Książka Joanny Fabickiej otwiera temat wojny, śmierci, holocaustu,
jednak w bardzo delikatny sposób. Patrzymy na wojnę oczami dziecka,
które ucieka od od bólu i samotności w krainę fantazji, w wyobraźnię.
Dziwne reguły, które obowiązują w tym świecie dziwią Zosię, główną
bohaterkę, ale dla dziewczynki najważniejsza jest obecność przyjaciółki:
„Nie można krzyczeć, nie można chodzić po niektórych ulicach, trzeba
się chować, siedzieć cicho i bez przerwy uważać na innych ludzi. Mimo że
panują tu reguły, których Zosia nic a nic nie rozumie, bardzo lubi tu
przychodzić. Z Rutką nigdy się nie nudzi i czuje, że łączy je jakaś
niewidzialna, bardzo gruba nić. Jakby ktoś już dawno temu związał je ze
sobą na kokardkę” (s. 149) Tytułowa Rutka szuka zaginionych rodziców,
obserwuje ludzi z walizkami i nieustannie ucieka, twierdząc, że „tu
wszystkie dzieci bawią się w chowanego”. Zosia podczas wspólnych zabaw z
Rutką poznaje, czym jest przyjaźń. Rutka nie jest zwykłą dziewczynką i
przyjdzie czas, że Zosia będzie musiała poznać prawdę i przygotować się
na rozstanie. Jednak, tak jak powie ciotka Róża, serce okazuje się
najpiękniejszą przechowalnią i nikt jej nam nie odbierze:
„Wszystko
można schować głęboko w sercu (…).
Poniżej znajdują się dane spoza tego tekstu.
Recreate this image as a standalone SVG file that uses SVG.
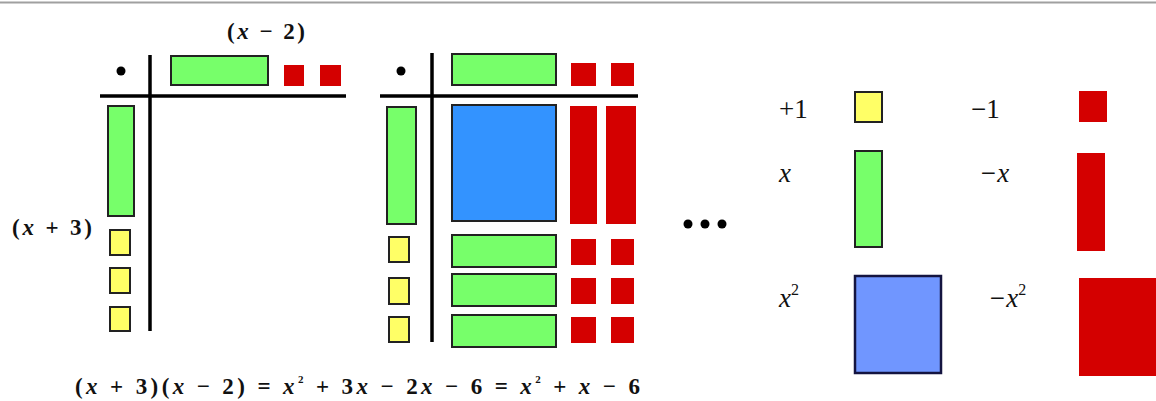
<svg xmlns="http://www.w3.org/2000/svg" width="1156" height="401" viewBox="0 0 1156 401">
  <!-- page rule -->
  <line x1="0" y1="2.5" x2="1156" y2="2.5" stroke="#a0a0a0" stroke-width="2"/>

  <!-- factor table: (x + 3)(x - 2) -->
  <g id="factor-table">
    <g font-family="Liberation Serif" font-weight="bold" font-size="23" fill="#111">
      <text x="227" y="39" textLength="78" lengthAdjust="spacing">(<tspan font-style="italic">x</tspan> − 2)</text>
      <text x="12" y="235" textLength="80" lengthAdjust="spacing">(<tspan font-style="italic">x</tspan> + 3)</text>
    </g>
    <circle cx="121" cy="71" r="4.5" fill="#000"/>
    <g stroke="#000" stroke-width="3.5">
      <line x1="150" y1="55" x2="150" y2="331"/>
      <line x1="100" y1="96" x2="346" y2="96"/>
    </g>
    <g fill="#77ff6a" stroke="#222" stroke-width="2">
      <rect x="171" y="56" width="97" height="29"/>
      <rect x="108" y="106" width="26" height="110"/>
    </g>
    <g fill="#d40000">
      <rect x="284" y="65" width="20" height="21"/>
      <rect x="320" y="65" width="21" height="21"/>
    </g>
    <g fill="#ffff66" stroke="#222" stroke-width="2">
      <rect x="110" y="230" width="20" height="25"/>
      <rect x="110" y="268" width="20" height="25"/>
      <rect x="110" y="307" width="20" height="24"/>
    </g>
  </g>

  <!-- product table -->
  <g id="product-table">
    <circle cx="401" cy="71" r="4.5" fill="#000"/>
    <g stroke="#000" stroke-width="3.5">
      <line x1="432" y1="53" x2="432" y2="342"/>
      <line x1="380" y1="96" x2="638" y2="96"/>
    </g>
    <g fill="#77ff6a" stroke="#222" stroke-width="2">
      <rect x="452" y="54" width="104" height="31"/>
      <rect x="387" y="107" width="29" height="117"/>
      <rect x="452" y="235" width="104" height="32"/>
      <rect x="452" y="274" width="104" height="32"/>
      <rect x="452" y="315" width="104" height="32"/>
    </g>
    <rect x="452" y="105" width="104" height="116" fill="#3393ff" stroke="#222" stroke-width="2"/>
    <g fill="#ffff66" stroke="#222" stroke-width="2">
      <rect x="389" y="237" width="20" height="25"/>
      <rect x="389" y="278" width="20" height="26"/>
      <rect x="389" y="317" width="20" height="25"/>
    </g>
    <g fill="#d40000">
      <rect x="571" y="63" width="25" height="23"/>
      <rect x="611" y="63" width="23" height="23"/>
      <rect x="570" y="106" width="27" height="118"/>
      <rect x="606" y="106" width="30" height="118"/>
      <rect x="571" y="239" width="25" height="26"/>
      <rect x="611" y="239" width="23" height="26"/>
      <rect x="571" y="278" width="25" height="26"/>
      <rect x="611" y="278" width="23" height="26"/>
      <rect x="571" y="317" width="25" height="26"/>
      <rect x="611" y="317" width="23" height="26"/>
    </g>
  </g>

  <!-- resulting expansion -->
  <g id="equation">
    <text x="75" y="394" font-family="Liberation Serif" font-weight="bold" font-size="23" fill="#111" textLength="565" lengthAdjust="spacing">(<tspan font-style="italic">x</tspan> + 3)(<tspan font-style="italic">x</tspan> − 2) = <tspan font-style="italic">x</tspan><tspan font-size="11" dy="-11">2</tspan><tspan dy="11"> + 3</tspan><tspan font-style="italic">x</tspan> − 2<tspan font-style="italic">x</tspan> − 6 = <tspan font-style="italic">x</tspan><tspan font-size="11" dy="-11">2</tspan><tspan dy="11"> + </tspan><tspan font-style="italic">x</tspan> − 6</text>
  </g>

  <!-- ellipsis -->
  <g id="ellipsis" fill="#000">
    <circle cx="688" cy="224" r="4.5"/>
    <circle cx="705" cy="224" r="4.5"/>
    <circle cx="722" cy="224" r="4.5"/>
  </g>

  <!-- tile legend -->
  <g id="legend" font-family="Liberation Serif" font-size="27" fill="#111">
    <g id="legend-one">
      <text x="779" y="118">+1</text>
      <rect x="855" y="92" width="27" height="30" fill="#ffff66" stroke="#222" stroke-width="2"/>
    </g>
    <g id="legend-neg-one">
      <text x="971" y="118">−1</text>
      <rect x="1079" y="91" width="28" height="31" fill="#d40000"/>
    </g>
    <g id="legend-x">
      <text x="779" y="182" font-style="italic">x</text>
      <rect x="855" y="151" width="27" height="96" fill="#77ff6a" stroke="#222" stroke-width="2"/>
    </g>
    <g id="legend-neg-x">
      <text x="979" y="182" font-style="italic">−x</text>
      <rect x="1077" y="153" width="28" height="98" fill="#d40000"/>
    </g>
    <g id="legend-x2">
      <text x="779" y="307" font-style="italic">x<tspan font-size="16" dy="-12" font-style="normal">2</tspan></text>
      <rect x="855" y="276" width="86" height="97" fill="#7096ff" stroke="#141440" stroke-width="2.5"/>
    </g>
    <g id="legend-neg-x2">
      <text x="988" y="307" font-style="italic">−x<tspan font-size="16" dy="-12" font-style="normal">2</tspan></text>
      <rect x="1079" y="278" width="90" height="98" fill="#d40000"/>
    </g>
  </g>
</svg>
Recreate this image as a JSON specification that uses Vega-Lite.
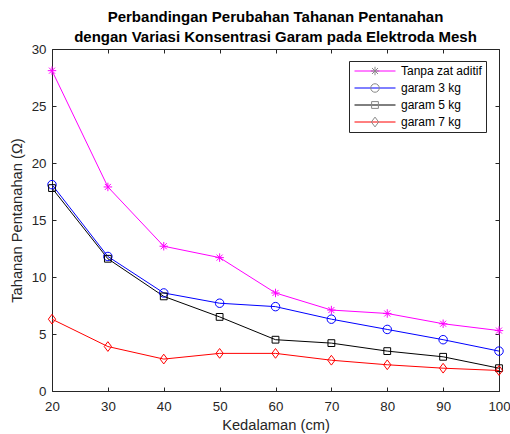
{
  "$schema": "https://vega.github.io/schema/vega-lite/v6.json",
  "width": 447,
  "height": 342,
  "autosize": "none",
  "padding": {"left": 52, "top": 49, "right": 11, "bottom": 43},
  "background": "white",
  "config": {"font": "Liberation Sans", "view": {"stroke": null}},
  "title": {
    "text": ["Perbandingan Perubahan Tahanan Pentanahan", "dengan Variasi Konsentrasi Garam pada Elektroda Mesh"],
    "fontSize": 15,
    "fontWeight": "bold",
    "color": "black",
    "anchor": "middle",
    "offset": -3,
    "lineHeight": 20,
    "font": "Liberation Sans"
  },
  "data": {
    "values": [
      {"kedalaman": 20, "tahanan": 28.1, "seri": "Tanpa zat aditif"},
      {"kedalaman": 30, "tahanan": 17.9, "seri": "Tanpa zat aditif"},
      {"kedalaman": 40, "tahanan": 12.7, "seri": "Tanpa zat aditif"},
      {"kedalaman": 50, "tahanan": 11.7, "seri": "Tanpa zat aditif"},
      {"kedalaman": 60, "tahanan": 8.6, "seri": "Tanpa zat aditif"},
      {"kedalaman": 70, "tahanan": 7.1, "seri": "Tanpa zat aditif"},
      {"kedalaman": 80, "tahanan": 6.8, "seri": "Tanpa zat aditif"},
      {"kedalaman": 90, "tahanan": 5.9, "seri": "Tanpa zat aditif"},
      {"kedalaman": 100, "tahanan": 5.3, "seri": "Tanpa zat aditif"},
      {"kedalaman": 20, "tahanan": 18.1, "seri": "garam 3 kg"},
      {"kedalaman": 30, "tahanan": 11.8, "seri": "garam 3 kg"},
      {"kedalaman": 40, "tahanan": 8.6, "seri": "garam 3 kg"},
      {"kedalaman": 50, "tahanan": 7.7, "seri": "garam 3 kg"},
      {"kedalaman": 60, "tahanan": 7.4, "seri": "garam 3 kg"},
      {"kedalaman": 70, "tahanan": 6.3, "seri": "garam 3 kg"},
      {"kedalaman": 80, "tahanan": 5.4, "seri": "garam 3 kg"},
      {"kedalaman": 90, "tahanan": 4.5, "seri": "garam 3 kg"},
      {"kedalaman": 100, "tahanan": 3.5, "seri": "garam 3 kg"},
      {"kedalaman": 20, "tahanan": 17.8, "seri": "garam 5 kg"},
      {"kedalaman": 30, "tahanan": 11.6, "seri": "garam 5 kg"},
      {"kedalaman": 40, "tahanan": 8.3, "seri": "garam 5 kg"},
      {"kedalaman": 50, "tahanan": 6.5, "seri": "garam 5 kg"},
      {"kedalaman": 60, "tahanan": 4.5, "seri": "garam 5 kg"},
      {"kedalaman": 70, "tahanan": 4.2, "seri": "garam 5 kg"},
      {"kedalaman": 80, "tahanan": 3.5, "seri": "garam 5 kg"},
      {"kedalaman": 90, "tahanan": 3.0, "seri": "garam 5 kg"},
      {"kedalaman": 100, "tahanan": 2.0, "seri": "garam 5 kg"},
      {"kedalaman": 20, "tahanan": 6.3, "seri": "garam 7 kg"},
      {"kedalaman": 30, "tahanan": 3.9, "seri": "garam 7 kg"},
      {"kedalaman": 40, "tahanan": 2.8, "seri": "garam 7 kg"},
      {"kedalaman": 50, "tahanan": 3.3, "seri": "garam 7 kg"},
      {"kedalaman": 60, "tahanan": 3.3, "seri": "garam 7 kg"},
      {"kedalaman": 70, "tahanan": 2.7, "seri": "garam 7 kg"},
      {"kedalaman": 80, "tahanan": 2.3, "seri": "garam 7 kg"},
      {"kedalaman": 90, "tahanan": 2.0, "seri": "garam 7 kg"},
      {"kedalaman": 100, "tahanan": 1.8, "seri": "garam 7 kg"}
    ]
  },
  "layer": [
    {
      "mark": {"type": "line", "strokeWidth": 1},
      "encoding": {
        "x": {
          "field": "kedalaman", "type": "quantitative",
          "scale": {"domain": [20, 100], "nice": false, "zero": false},
          "axis": {
            "orient": "bottom", "values": [20, 30, 40, 50, 60, 70, 80, 90, 100],
            "grid": false, "tickSize": -4, "labelPadding": 12, "labelFlush": false, "labelOverlap": false,
            "domainColor": "#262626", "tickColor": "#262626", "labelColor": "#262626",
            "labelFontSize": 13.3, "labelFont": "Liberation Sans",
            "title": "Kedalaman (cm)", "titleFontSize": 14.7, "titleFontWeight": "normal",
            "titleColor": "#262626", "titleFont": "Liberation Sans", "titlePadding": 5
          }
        },
        "y": {
          "field": "tahanan", "type": "quantitative",
          "scale": {"domain": [0, 30], "nice": false},
          "axis": {
            "orient": "left", "values": [0, 5, 10, 15, 20, 25, 30],
            "grid": false, "tickSize": -4, "labelPadding": 10, "labelOverlap": false,
            "domainColor": "#262626", "tickColor": "#262626", "labelColor": "#262626",
            "labelFontSize": 13.3, "labelFont": "Liberation Sans",
            "title": "Tahanan Pentanahan (Ω)", "titleFontSize": 14.7, "titleFontWeight": "normal",
            "titleColor": "#262626", "titleFont": "Liberation Sans", "titlePadding": 7
          }
        },
        "color": {
          "field": "seri", "type": "nominal",
          "scale": {
            "domain": ["Tanpa zat aditif", "garam 3 kg", "garam 5 kg", "garam 7 kg"],
            "range": ["#ff00ff", "#0000ff", "#000000", "#ff0000"]
          },
          "legend": {
            "orient": "none", "legendX": 297, "legendY": 12, "title": null,
            "symbolType": "stroke", "symbolSize": 1681, "symbolStrokeWidth": 1,
            "labelFontSize": 12, "labelColor": "black", "labelFont": "Liberation Sans",
            "labelOffset": 5, "symbolOffset": 1,
            "padding": 4, "strokeColor": "#262626", "fillColor": "white",
            "rowPadding": 5, "clipHeight": 12
          }
        }
      }
    },
    {
      "mark": {"type": "point", "filled": false, "size": 72, "strokeWidth": 1, "opacity": 1},
      "encoding": {
        "x": {
          "field": "kedalaman", "type": "quantitative",
          "scale": {"domain": [20, 100], "nice": false, "zero": false},
          "axis": {
            "orient": "top", "values": [20, 30, 40, 50, 60, 70, 80, 90, 100],
            "grid": false, "tickSize": -4, "labels": false, "title": null,
            "domainColor": "#262626", "tickColor": "#262626"
          }
        },
        "y": {
          "field": "tahanan", "type": "quantitative",
          "scale": {"domain": [0, 30], "nice": false},
          "axis": {
            "orient": "right", "values": [0, 5, 10, 15, 20, 25, 30],
            "grid": false, "tickSize": -4, "labels": false, "title": null,
            "domainColor": "#262626", "tickColor": "#262626"
          }
        },
        "color": {
          "field": "seri", "type": "nominal",
          "scale": {
            "domain": ["Tanpa zat aditif", "garam 3 kg", "garam 5 kg", "garam 7 kg"],
            "range": ["#ff00ff", "#0000ff", "#000000", "#ff0000"]
          },
          "legend": null
        },
        "shape": {
          "field": "seri", "type": "nominal",
          "scale": {
            "range": [
              "M-1,0L1,0M0,-1L0,1M-0.71,-0.71L0.71,0.71M-0.71,0.71L0.71,-0.71",
              "circle",
              "M-0.8,-0.8L0.8,-0.8L0.8,0.8L-0.8,0.8Z",
              "M0,-1.15L0.86,0L0,1.15L-0.86,0Z"
            ]
          },
          "legend": {
            "orient": "none", "legendX": 297, "legendY": 12, "title": null,
            "symbolSize": 72, "symbolStrokeWidth": 1, "symbolFillColor": "transparent",
            "symbolOffset": 16, "labelExpr": "''", "labelFontSize": 12, "labelOffset": 5,
            "padding": 4, "rowPadding": 5, "clipHeight": 12,
            "encode": {"symbols": {"update": {"stroke": {"scale": "color", "field": "value"}, "fill": {"value": "transparent"}}}}
          }
        }
      }
    }
  ],
  "resolve": {"axis": {"x": "independent", "y": "independent"}}
}
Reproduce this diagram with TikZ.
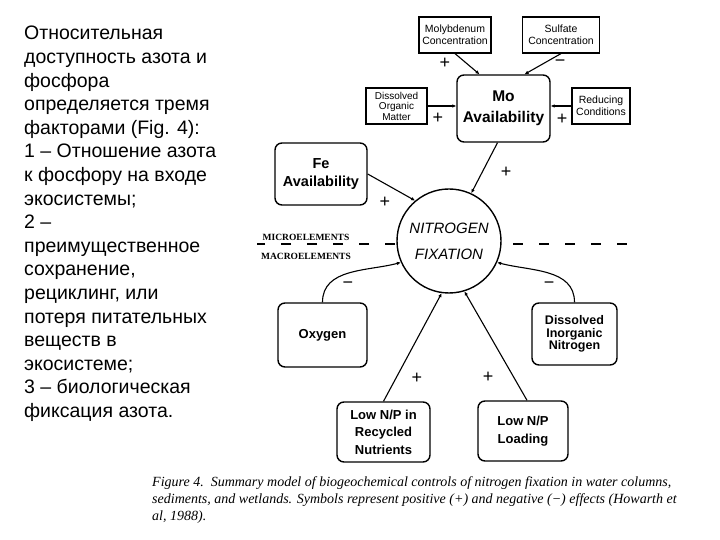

Pamiętaj, to najlepszy schowek na
świecie. Tam nic nie zginie, przeczeka każdy deszcz, każdą zawieruchę.
Rutka będzie z Tobą już zawsze. (…) W naszym wspomnieniu” (s. 218-219).
Obie książki bardzo wzruszyły klubowiczów, jednak najbardziej spodobała
im się opowieść o rudowłosej Rutce. W naszym subiektywnym plebiscycie
„Książka DKK Roku 2018” zajęła ona pierwsze miejsce. Polecamy książkę
Joanny Fabickiej „Rutka” małym i dużym czytelnikom.